*Data block*:
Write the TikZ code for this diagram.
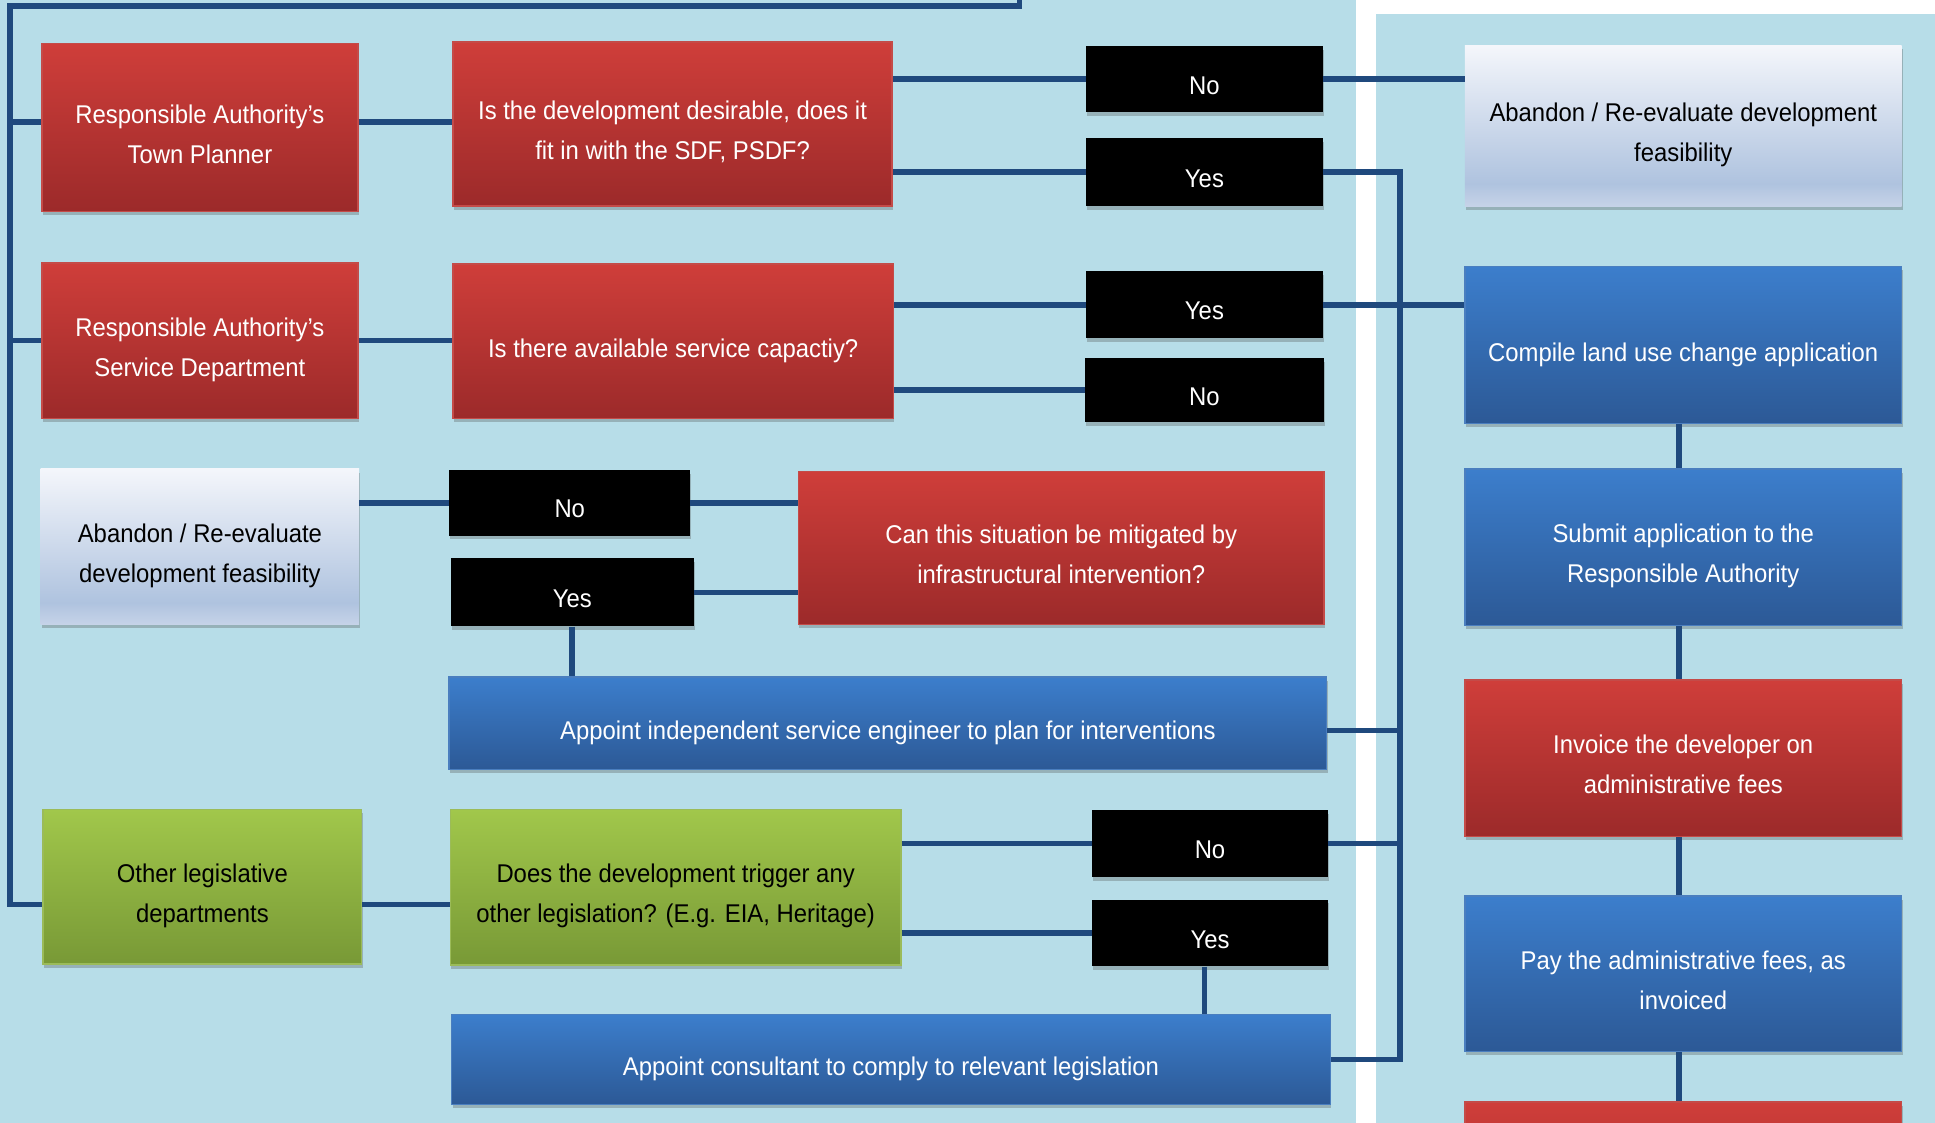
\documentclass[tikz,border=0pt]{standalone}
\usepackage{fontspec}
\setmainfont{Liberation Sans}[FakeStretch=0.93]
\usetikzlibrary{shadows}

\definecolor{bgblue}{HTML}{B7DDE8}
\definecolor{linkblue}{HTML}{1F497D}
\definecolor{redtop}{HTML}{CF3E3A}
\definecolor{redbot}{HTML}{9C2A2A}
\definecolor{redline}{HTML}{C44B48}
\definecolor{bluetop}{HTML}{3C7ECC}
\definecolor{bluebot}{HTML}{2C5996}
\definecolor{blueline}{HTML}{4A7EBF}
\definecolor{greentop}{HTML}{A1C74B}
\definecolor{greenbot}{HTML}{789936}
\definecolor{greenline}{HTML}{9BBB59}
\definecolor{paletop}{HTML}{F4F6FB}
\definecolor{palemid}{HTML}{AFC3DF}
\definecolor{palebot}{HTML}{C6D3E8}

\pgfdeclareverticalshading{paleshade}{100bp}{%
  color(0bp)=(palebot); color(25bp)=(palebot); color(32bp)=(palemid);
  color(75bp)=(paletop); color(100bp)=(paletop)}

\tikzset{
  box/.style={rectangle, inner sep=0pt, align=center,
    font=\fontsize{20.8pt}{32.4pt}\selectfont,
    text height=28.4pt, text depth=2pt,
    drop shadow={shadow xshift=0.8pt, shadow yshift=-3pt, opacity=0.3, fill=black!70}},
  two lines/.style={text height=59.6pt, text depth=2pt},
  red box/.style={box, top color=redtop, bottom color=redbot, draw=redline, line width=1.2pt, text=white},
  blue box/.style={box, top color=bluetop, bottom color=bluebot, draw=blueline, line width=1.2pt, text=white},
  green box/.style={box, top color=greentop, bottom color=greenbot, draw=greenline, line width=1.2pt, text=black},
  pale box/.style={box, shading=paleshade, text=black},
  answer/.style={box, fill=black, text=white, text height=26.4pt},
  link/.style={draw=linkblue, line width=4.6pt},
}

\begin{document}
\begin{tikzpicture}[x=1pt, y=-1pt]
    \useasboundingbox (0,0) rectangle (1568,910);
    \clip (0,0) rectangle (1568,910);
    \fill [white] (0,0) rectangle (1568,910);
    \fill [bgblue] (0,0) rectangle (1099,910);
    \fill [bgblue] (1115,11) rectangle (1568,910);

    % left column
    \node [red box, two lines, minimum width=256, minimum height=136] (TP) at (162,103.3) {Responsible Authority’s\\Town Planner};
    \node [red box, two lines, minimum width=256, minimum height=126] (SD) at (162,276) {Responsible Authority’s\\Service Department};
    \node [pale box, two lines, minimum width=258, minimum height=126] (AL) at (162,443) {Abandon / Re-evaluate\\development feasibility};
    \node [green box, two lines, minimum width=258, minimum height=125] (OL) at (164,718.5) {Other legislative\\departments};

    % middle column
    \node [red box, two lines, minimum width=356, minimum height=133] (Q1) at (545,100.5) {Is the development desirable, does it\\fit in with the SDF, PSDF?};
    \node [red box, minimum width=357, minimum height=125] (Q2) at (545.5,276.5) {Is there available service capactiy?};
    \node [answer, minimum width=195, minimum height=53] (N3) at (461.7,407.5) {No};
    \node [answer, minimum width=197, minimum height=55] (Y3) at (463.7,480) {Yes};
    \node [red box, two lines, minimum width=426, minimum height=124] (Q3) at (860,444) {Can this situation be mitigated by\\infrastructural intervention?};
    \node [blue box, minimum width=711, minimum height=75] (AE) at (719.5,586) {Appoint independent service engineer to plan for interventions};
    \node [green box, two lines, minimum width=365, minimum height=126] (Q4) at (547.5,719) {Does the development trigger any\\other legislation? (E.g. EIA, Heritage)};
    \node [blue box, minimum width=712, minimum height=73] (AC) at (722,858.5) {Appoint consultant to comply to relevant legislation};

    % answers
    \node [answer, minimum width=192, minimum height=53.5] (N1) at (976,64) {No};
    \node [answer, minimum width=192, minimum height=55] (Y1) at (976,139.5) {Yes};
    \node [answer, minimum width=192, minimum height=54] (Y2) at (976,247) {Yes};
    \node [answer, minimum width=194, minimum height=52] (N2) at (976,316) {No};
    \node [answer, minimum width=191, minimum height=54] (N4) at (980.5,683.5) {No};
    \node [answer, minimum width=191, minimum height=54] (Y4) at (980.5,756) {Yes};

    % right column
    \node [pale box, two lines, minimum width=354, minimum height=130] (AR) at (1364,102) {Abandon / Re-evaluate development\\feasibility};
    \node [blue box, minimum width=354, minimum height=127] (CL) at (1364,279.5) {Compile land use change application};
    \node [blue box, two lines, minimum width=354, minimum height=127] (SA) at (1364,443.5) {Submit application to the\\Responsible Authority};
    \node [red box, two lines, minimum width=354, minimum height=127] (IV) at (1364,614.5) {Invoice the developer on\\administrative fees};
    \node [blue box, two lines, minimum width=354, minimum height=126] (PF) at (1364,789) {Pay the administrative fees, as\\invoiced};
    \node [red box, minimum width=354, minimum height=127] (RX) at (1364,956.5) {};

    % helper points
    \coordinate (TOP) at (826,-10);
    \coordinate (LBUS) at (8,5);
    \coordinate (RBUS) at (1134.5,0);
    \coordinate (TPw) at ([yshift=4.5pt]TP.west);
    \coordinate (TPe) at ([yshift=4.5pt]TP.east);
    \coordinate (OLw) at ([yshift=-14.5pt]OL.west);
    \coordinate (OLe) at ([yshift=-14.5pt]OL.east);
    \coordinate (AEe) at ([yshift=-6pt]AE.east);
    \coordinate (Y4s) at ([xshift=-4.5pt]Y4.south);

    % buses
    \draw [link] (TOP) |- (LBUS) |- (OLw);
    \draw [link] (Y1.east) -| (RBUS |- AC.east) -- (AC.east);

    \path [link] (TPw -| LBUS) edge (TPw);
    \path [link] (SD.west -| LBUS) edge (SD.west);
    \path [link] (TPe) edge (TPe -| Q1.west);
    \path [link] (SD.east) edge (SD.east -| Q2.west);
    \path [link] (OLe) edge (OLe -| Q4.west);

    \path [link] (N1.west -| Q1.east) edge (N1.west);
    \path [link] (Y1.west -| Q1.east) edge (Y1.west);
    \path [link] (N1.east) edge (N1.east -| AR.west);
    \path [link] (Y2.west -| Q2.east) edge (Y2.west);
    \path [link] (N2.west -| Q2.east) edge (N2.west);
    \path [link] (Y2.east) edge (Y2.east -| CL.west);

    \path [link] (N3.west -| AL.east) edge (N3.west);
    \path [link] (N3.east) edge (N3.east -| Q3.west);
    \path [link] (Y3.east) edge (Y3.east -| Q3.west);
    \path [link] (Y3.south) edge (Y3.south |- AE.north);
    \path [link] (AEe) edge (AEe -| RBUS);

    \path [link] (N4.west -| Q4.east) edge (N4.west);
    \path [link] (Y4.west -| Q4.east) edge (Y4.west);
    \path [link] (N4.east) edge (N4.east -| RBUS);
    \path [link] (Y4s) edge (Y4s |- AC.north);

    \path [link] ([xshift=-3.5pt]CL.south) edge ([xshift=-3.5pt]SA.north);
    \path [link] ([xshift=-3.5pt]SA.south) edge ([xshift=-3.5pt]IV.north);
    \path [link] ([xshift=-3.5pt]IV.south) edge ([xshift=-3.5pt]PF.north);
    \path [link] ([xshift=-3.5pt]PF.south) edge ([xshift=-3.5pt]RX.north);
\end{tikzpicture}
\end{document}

*Goal of the exercise*: Copy out every line of the material above exactly, skipping the pictures.

*Exercise answer*:
Write the TikZ code for this diagram.
\documentclass[tikz,border=0pt]{standalone}
\usepackage{fontspec}
\setmainfont{Liberation Sans}[FakeStretch=0.93]
\usetikzlibrary{shadows}

\definecolor{bgblue}{HTML}{B7DDE8}
\definecolor{linkblue}{HTML}{1F497D}
\definecolor{redtop}{HTML}{CF3E3A}
\definecolor{redbot}{HTML}{9C2A2A}
\definecolor{redline}{HTML}{C44B48}
\definecolor{bluetop}{HTML}{3C7ECC}
\definecolor{bluebot}{HTML}{2C5996}
\definecolor{blueline}{HTML}{4A7EBF}
\definecolor{greentop}{HTML}{A1C74B}
\definecolor{greenbot}{HTML}{789936}
\definecolor{greenline}{HTML}{9BBB59}
\definecolor{paletop}{HTML}{F4F6FB}
\definecolor{palemid}{HTML}{AFC3DF}
\definecolor{palebot}{HTML}{C6D3E8}

\pgfdeclareverticalshading{paleshade}{100bp}{%
  color(0bp)=(palebot); color(25bp)=(palebot); color(32bp)=(palemid);
  color(75bp)=(paletop); color(100bp)=(paletop)}

\tikzset{
  box/.style={rectangle, inner sep=0pt, align=center,
    font=\fontsize{20.8pt}{32.4pt}\selectfont,
    text height=28.4pt, text depth=2pt,
    drop shadow={shadow xshift=0.8pt, shadow yshift=-3pt, opacity=0.3, fill=black!70}},
  two lines/.style={text height=59.6pt, text depth=2pt},
  red box/.style={box, top color=redtop, bottom color=redbot, draw=redline, line width=1.2pt, text=white},
  blue box/.style={box, top color=bluetop, bottom color=bluebot, draw=blueline, line width=1.2pt, text=white},
  green box/.style={box, top color=greentop, bottom color=greenbot, draw=greenline, line width=1.2pt, text=black},
  pale box/.style={box, shading=paleshade, text=black},
  answer/.style={box, fill=black, text=white, text height=26.4pt},
  link/.style={draw=linkblue, line width=4.6pt},
}

\begin{document}
\begin{tikzpicture}[x=1pt, y=-1pt]
    \useasboundingbox (0,0) rectangle (1568,910);
    \clip (0,0) rectangle (1568,910);
    \fill [white] (0,0) rectangle (1568,910);
    \fill [bgblue] (0,0) rectangle (1099,910);
    \fill [bgblue] (1115,11) rectangle (1568,910);

    % left column
    \node [red box, two lines, minimum width=256, minimum height=136] (TP) at (162,103.3) {Responsible Authority’s\\Town Planner};
    \node [red box, two lines, minimum width=256, minimum height=126] (SD) at (162,276) {Responsible Authority’s\\Service Department};
    \node [pale box, two lines, minimum width=258, minimum height=126] (AL) at (162,443) {Abandon / Re-evaluate\\development feasibility};
    \node [green box, two lines, minimum width=258, minimum height=125] (OL) at (164,718.5) {Other legislative\\departments};

    % middle column
    \node [red box, two lines, minimum width=356, minimum height=133] (Q1) at (545,100.5) {Is the development desirable, does it\\fit in with the SDF, PSDF?};
    \node [red box, minimum width=357, minimum height=125] (Q2) at (545.5,276.5) {Is there available service capactiy?};
    \node [answer, minimum width=195, minimum height=53] (N3) at (461.7,407.5) {No};
    \node [answer, minimum width=197, minimum height=55] (Y3) at (463.7,480) {Yes};
    \node [red box, two lines, minimum width=426, minimum height=124] (Q3) at (860,444) {Can this situation be mitigated by\\infrastructural intervention?};
    \node [blue box, minimum width=711, minimum height=75] (AE) at (719.5,586) {Appoint independent service engineer to plan for interventions};
    \node [green box, two lines, minimum width=365, minimum height=126] (Q4) at (547.5,719) {Does the development trigger any\\other legislation? (E.g. EIA, Heritage)};
    \node [blue box, minimum width=712, minimum height=73] (AC) at (722,858.5) {Appoint consultant to comply to relevant legislation};

    % answers
    \node [answer, minimum width=192, minimum height=53.5] (N1) at (976,64) {No};
    \node [answer, minimum width=192, minimum height=55] (Y1) at (976,139.5) {Yes};
    \node [answer, minimum width=192, minimum height=54] (Y2) at (976,247) {Yes};
    \node [answer, minimum width=194, minimum height=52] (N2) at (976,316) {No};
    \node [answer, minimum width=191, minimum height=54] (N4) at (980.5,683.5) {No};
    \node [answer, minimum width=191, minimum height=54] (Y4) at (980.5,756) {Yes};

    % right column
    \node [pale box, two lines, minimum width=354, minimum height=130] (AR) at (1364,102) {Abandon / Re-evaluate development\\feasibility};
    \node [blue box, minimum width=354, minimum height=127] (CL) at (1364,279.5) {Compile land use change application};
    \node [blue box, two lines, minimum width=354, minimum height=127] (SA) at (1364,443.5) {Submit application to the\\Responsible Authority};
    \node [red box, two lines, minimum width=354, minimum height=127] (IV) at (1364,614.5) {Invoice the developer on\\administrative fees};
    \node [blue box, two lines, minimum width=354, minimum height=126] (PF) at (1364,789) {Pay the administrative fees, as\\invoiced};
    \node [red box, minimum width=354, minimum height=127] (RX) at (1364,956.5) {};

    % helper points
    \coordinate (TOP) at (826,-10);
    \coordinate (LBUS) at (8,5);
    \coordinate (RBUS) at (1134.5,0);
    \coordinate (TPw) at ([yshift=4.5pt]TP.west);
    \coordinate (TPe) at ([yshift=4.5pt]TP.east);
    \coordinate (OLw) at ([yshift=-14.5pt]OL.west);
    \coordinate (OLe) at ([yshift=-14.5pt]OL.east);
    \coordinate (AEe) at ([yshift=-6pt]AE.east);
    \coordinate (Y4s) at ([xshift=-4.5pt]Y4.south);

    % buses
    \draw [link] (TOP) |- (LBUS) |- (OLw);
    \draw [link] (Y1.east) -| (RBUS |- AC.east) -- (AC.east);

    \path [link] (TPw -| LBUS) edge (TPw);
    \path [link] (SD.west -| LBUS) edge (SD.west);
    \path [link] (TPe) edge (TPe -| Q1.west);
    \path [link] (SD.east) edge (SD.east -| Q2.west);
    \path [link] (OLe) edge (OLe -| Q4.west);

    \path [link] (N1.west -| Q1.east) edge (N1.west);
    \path [link] (Y1.west -| Q1.east) edge (Y1.west);
    \path [link] (N1.east) edge (N1.east -| AR.west);
    \path [link] (Y2.west -| Q2.east) edge (Y2.west);
    \path [link] (N2.west -| Q2.east) edge (N2.west);
    \path [link] (Y2.east) edge (Y2.east -| CL.west);

    \path [link] (N3.west -| AL.east) edge (N3.west);
    \path [link] (N3.east) edge (N3.east -| Q3.west);
    \path [link] (Y3.east) edge (Y3.east -| Q3.west);
    \path [link] (Y3.south) edge (Y3.south |- AE.north);
    \path [link] (AEe) edge (AEe -| RBUS);

    \path [link] (N4.west -| Q4.east) edge (N4.west);
    \path [link] (Y4.west -| Q4.east) edge (Y4.west);
    \path [link] (N4.east) edge (N4.east -| RBUS);
    \path [link] (Y4s) edge (Y4s |- AC.north);

    \path [link] ([xshift=-3.5pt]CL.south) edge ([xshift=-3.5pt]SA.north);
    \path [link] ([xshift=-3.5pt]SA.south) edge ([xshift=-3.5pt]IV.north);
    \path [link] ([xshift=-3.5pt]IV.south) edge ([xshift=-3.5pt]PF.north);
    \path [link] ([xshift=-3.5pt]PF.south) edge ([xshift=-3.5pt]RX.north);
\end{tikzpicture}
\end{document}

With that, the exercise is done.